As much as I love baseball, it was a great day. The local high school team played a game after the festivities, and one of the sons threw out the first pitch. And I realized, after hearing story after story about Smith, that my two-hour conversation with Smith when I wrote that first article did not come about because I was a reporter particularly adept at asking questions. It was basically how he treated everyone. He loved baseball and he loved to talk and to have fun. He was the life of the party.
I've talked to the family so much that I know a lot about their history, the stories that don't have to do with baseball, family stories, at least one of which would make a great article on its own.

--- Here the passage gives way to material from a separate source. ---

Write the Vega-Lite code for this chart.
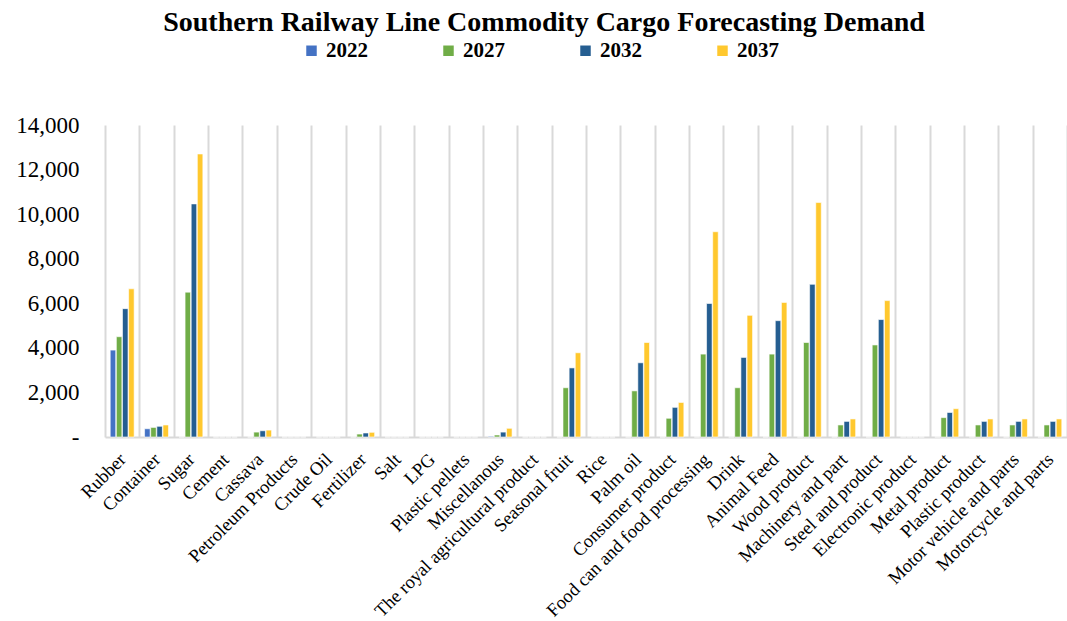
{
  "$schema": "https://vega.github.io/schema/vega-lite/v6.json",
  "width": 962,
  "height": 312,
  "autosize": {"type": "none"},
  "padding": {"left": 105, "top": 125, "right": 0, "bottom": 184},
  "background": "white",
  "config": {"view": {"stroke": null}},
  "title": {
    "text": "Southern Railway Line Commodity Cargo Forecasting Demand",
    "font": "Liberation Serif",
    "fontSize": 28,
    "fontWeight": "bold",
    "color": "black",
    "anchor": "middle",
    "frame": "group",
    "dx": -42,
    "offset": 3
  },
  "data": {
    "values": [
      {"commodity": "Rubber", "year": "2022", "tons": 3900},
      {"commodity": "Rubber", "year": "2027", "tons": 4500},
      {"commodity": "Rubber", "year": "2032", "tons": 5760},
      {"commodity": "Rubber", "year": "2037", "tons": 6650},
      {"commodity": "Container", "year": "2022", "tons": 370},
      {"commodity": "Container", "year": "2027", "tons": 430},
      {"commodity": "Container", "year": "2032", "tons": 480},
      {"commodity": "Container", "year": "2037", "tons": 540},
      {"commodity": "Sugar", "year": "2022", "tons": 0},
      {"commodity": "Sugar", "year": "2027", "tons": 6500},
      {"commodity": "Sugar", "year": "2032", "tons": 10460},
      {"commodity": "Sugar", "year": "2037", "tons": 12700},
      {"commodity": "Cement", "year": "2022", "tons": 0},
      {"commodity": "Cement", "year": "2027", "tons": 0},
      {"commodity": "Cement", "year": "2032", "tons": 0},
      {"commodity": "Cement", "year": "2037", "tons": 0},
      {"commodity": "Cassava", "year": "2022", "tons": 0},
      {"commodity": "Cassava", "year": "2027", "tons": 220},
      {"commodity": "Cassava", "year": "2032", "tons": 280},
      {"commodity": "Cassava", "year": "2037", "tons": 310},
      {"commodity": "Petroleum Products", "year": "2022", "tons": 0},
      {"commodity": "Petroleum Products", "year": "2027", "tons": 0},
      {"commodity": "Petroleum Products", "year": "2032", "tons": 0},
      {"commodity": "Petroleum Products", "year": "2037", "tons": 0},
      {"commodity": "Crude Oil", "year": "2022", "tons": 0},
      {"commodity": "Crude Oil", "year": "2027", "tons": 0},
      {"commodity": "Crude Oil", "year": "2032", "tons": 0},
      {"commodity": "Crude Oil", "year": "2037", "tons": 0},
      {"commodity": "Fertilizer", "year": "2022", "tons": 0},
      {"commodity": "Fertilizer", "year": "2027", "tons": 130},
      {"commodity": "Fertilizer", "year": "2032", "tons": 180},
      {"commodity": "Fertilizer", "year": "2037", "tons": 210},
      {"commodity": "Salt", "year": "2022", "tons": 0},
      {"commodity": "Salt", "year": "2027", "tons": 0},
      {"commodity": "Salt", "year": "2032", "tons": 0},
      {"commodity": "Salt", "year": "2037", "tons": 0},
      {"commodity": "LPG", "year": "2022", "tons": 0},
      {"commodity": "LPG", "year": "2027", "tons": 0},
      {"commodity": "LPG", "year": "2032", "tons": 0},
      {"commodity": "LPG", "year": "2037", "tons": 0},
      {"commodity": "Plastic pellets", "year": "2022", "tons": 0},
      {"commodity": "Plastic pellets", "year": "2027", "tons": 0},
      {"commodity": "Plastic pellets", "year": "2032", "tons": 0},
      {"commodity": "Plastic pellets", "year": "2037", "tons": 0},
      {"commodity": "Miscellanous", "year": "2022", "tons": 30},
      {"commodity": "Miscellanous", "year": "2027", "tons": 90},
      {"commodity": "Miscellanous", "year": "2032", "tons": 220},
      {"commodity": "Miscellanous", "year": "2037", "tons": 390},
      {"commodity": "The royal agricultural product", "year": "2022", "tons": 0},
      {"commodity": "The royal agricultural product", "year": "2027", "tons": 0},
      {"commodity": "The royal agricultural product", "year": "2032", "tons": 0},
      {"commodity": "The royal agricultural product", "year": "2037", "tons": 0},
      {"commodity": "Seasonal fruit", "year": "2022", "tons": 0},
      {"commodity": "Seasonal fruit", "year": "2027", "tons": 2210},
      {"commodity": "Seasonal fruit", "year": "2032", "tons": 3100},
      {"commodity": "Seasonal fruit", "year": "2037", "tons": 3780},
      {"commodity": "Rice", "year": "2022", "tons": 0},
      {"commodity": "Rice", "year": "2027", "tons": 0},
      {"commodity": "Rice", "year": "2032", "tons": 0},
      {"commodity": "Rice", "year": "2037", "tons": 0},
      {"commodity": "Palm oil", "year": "2022", "tons": 0},
      {"commodity": "Palm oil", "year": "2027", "tons": 2070},
      {"commodity": "Palm oil", "year": "2032", "tons": 3330},
      {"commodity": "Palm oil", "year": "2037", "tons": 4240},
      {"commodity": "Consumer product", "year": "2022", "tons": 0},
      {"commodity": "Consumer product", "year": "2027", "tons": 840},
      {"commodity": "Consumer product", "year": "2032", "tons": 1330},
      {"commodity": "Consumer product", "year": "2037", "tons": 1550},
      {"commodity": "Food can and food processing", "year": "2022", "tons": 0},
      {"commodity": "Food can and food processing", "year": "2027", "tons": 3720},
      {"commodity": "Food can and food processing", "year": "2032", "tons": 5990},
      {"commodity": "Food can and food processing", "year": "2037", "tons": 9210},
      {"commodity": "Drink", "year": "2022", "tons": 0},
      {"commodity": "Drink", "year": "2027", "tons": 2210},
      {"commodity": "Drink", "year": "2032", "tons": 3570},
      {"commodity": "Drink", "year": "2037", "tons": 5460},
      {"commodity": "Animal Feed", "year": "2022", "tons": 0},
      {"commodity": "Animal Feed", "year": "2027", "tons": 3720},
      {"commodity": "Animal Feed", "year": "2032", "tons": 5220},
      {"commodity": "Animal Feed", "year": "2037", "tons": 6040},
      {"commodity": "Wood product", "year": "2022", "tons": 0},
      {"commodity": "Wood product", "year": "2027", "tons": 4240},
      {"commodity": "Wood product", "year": "2032", "tons": 6850},
      {"commodity": "Wood product", "year": "2037", "tons": 10520},
      {"commodity": "Machinery and part", "year": "2022", "tons": 0},
      {"commodity": "Machinery and part", "year": "2027", "tons": 540},
      {"commodity": "Machinery and part", "year": "2032", "tons": 700},
      {"commodity": "Machinery and part", "year": "2037", "tons": 810},
      {"commodity": "Steel and product", "year": "2022", "tons": 0},
      {"commodity": "Steel and product", "year": "2027", "tons": 4130},
      {"commodity": "Steel and product", "year": "2032", "tons": 5270},
      {"commodity": "Steel and product", "year": "2037", "tons": 6120},
      {"commodity": "Electronic product", "year": "2022", "tons": 0},
      {"commodity": "Electronic product", "year": "2027", "tons": 0},
      {"commodity": "Electronic product", "year": "2032", "tons": 0},
      {"commodity": "Electronic product", "year": "2037", "tons": 0},
      {"commodity": "Metal product", "year": "2022", "tons": 0},
      {"commodity": "Metal product", "year": "2027", "tons": 870},
      {"commodity": "Metal product", "year": "2032", "tons": 1100},
      {"commodity": "Metal product", "year": "2037", "tons": 1270},
      {"commodity": "Plastic product", "year": "2022", "tons": 0},
      {"commodity": "Plastic product", "year": "2027", "tons": 540},
      {"commodity": "Plastic product", "year": "2032", "tons": 700},
      {"commodity": "Plastic product", "year": "2037", "tons": 810},
      {"commodity": "Motor vehicle and parts", "year": "2022", "tons": 0},
      {"commodity": "Motor vehicle and parts", "year": "2027", "tons": 540},
      {"commodity": "Motor vehicle and parts", "year": "2032", "tons": 700},
      {"commodity": "Motor vehicle and parts", "year": "2037", "tons": 810},
      {"commodity": "Motorcycle and parts", "year": "2022", "tons": 0},
      {"commodity": "Motorcycle and parts", "year": "2027", "tons": 540},
      {"commodity": "Motorcycle and parts", "year": "2032", "tons": 700},
      {"commodity": "Motorcycle and parts", "year": "2037", "tons": 810}
    ]
  },
  "mark": {"type": "bar", "stroke": "white", "strokeWidth": 0.6},
  "encoding": {
    "x": {
      "field": "commodity",
      "type": "nominal",
      "sort": null,
      "scale": {"paddingInner": 0, "paddingOuter": 0},
      "axis": {
        "title": null,
        "labelAngle": -45,
        "labelAlign": "right",
        "labelBaseline": "middle",
        "labelFont": "Liberation Serif",
        "labelFontSize": 18.5,
        "labelColor": "black",
        "labelPadding": 19,
        "labelLimit": 400,
        "ticks": false,
        "tickBand": "extent",
        "grid": true,
        "gridColor": "#d9d9d9",
        "gridWidth": 2,
        "domainColor": "#d9d9d9",
        "domainWidth": 2
      }
    },
    "xOffset": {
      "field": "year",
      "type": "nominal",
      "scale": {"paddingInner": 0.1, "paddingOuter": 0.85}
    },
    "y": {
      "field": "tons",
      "type": "quantitative",
      "scale": {"domain": [0, 14000], "nice": false},
      "axis": {
        "title": null,
        "values": [0, 2000, 4000, 6000, 8000, 10000, 12000, 14000],
        "labelExpr": "datum.value == 0 ? '-' : format(datum.value, ',')",
        "labelFont": "Liberation Serif",
        "labelFontSize": 23,
        "labelColor": "black",
        "labelPadding": 26,
        "ticks": false,
        "domain": false,
        "grid": false
      }
    },
    "color": {
      "field": "year",
      "type": "nominal",
      "scale": {
        "domain": ["2022", "2027", "2032", "2037"],
        "range": ["#4472C4", "#70AD47", "#255E91", "#FFC82E"]
      },
      "legend": {
        "title": null,
        "orient": "none",
        "direction": "horizontal",
        "columns": 4,
        "legendX": 196,
        "legendY": -85,
        "columnPadding": 70,
        "symbolType": "square",
        "symbolSize": 110,
        "symbolStrokeWidth": 0,
        "labelFont": "Liberation Serif",
        "labelFontSize": 21,
        "labelFontWeight": "bold",
        "labelColor": "black",
        "labelOffset": 4
      }
    }
  }
}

And when Smith was alive, I was able to talk to him enough over the phone and gather enough background that I felt like he came over to visit from time to time. In fact, a couple of times when talking to his kids, I would bring something up about their father and they would pause and say, "wait, you knew my dad?"
Well, I feel like I did.
After I came back to the office, I realized that this was a story about the memory of someone and we didn't have a picture of the guy. There were no current photos and no access to that Life magazine photo. So I made sure to stop home and grab the 1953 Topps card above of Smith and include it with the photos with the article.
This felt like the last time I would write about Smith for the paper. The final chapter referenced in the post title. But in talking to his son, he mentioned a story that Frank told me about Jackie Robinson and he's trying to do some research to pinpoint the exact game and background. I wouldn't be surprised if it turned into some sort of short film or book. And then, I'd be writing about Smith again.
So that's what I did on Saturday. It may not mean much to some people, but I know it meant a lot to the Smith family. And it was the coolest thing I've done in a long time.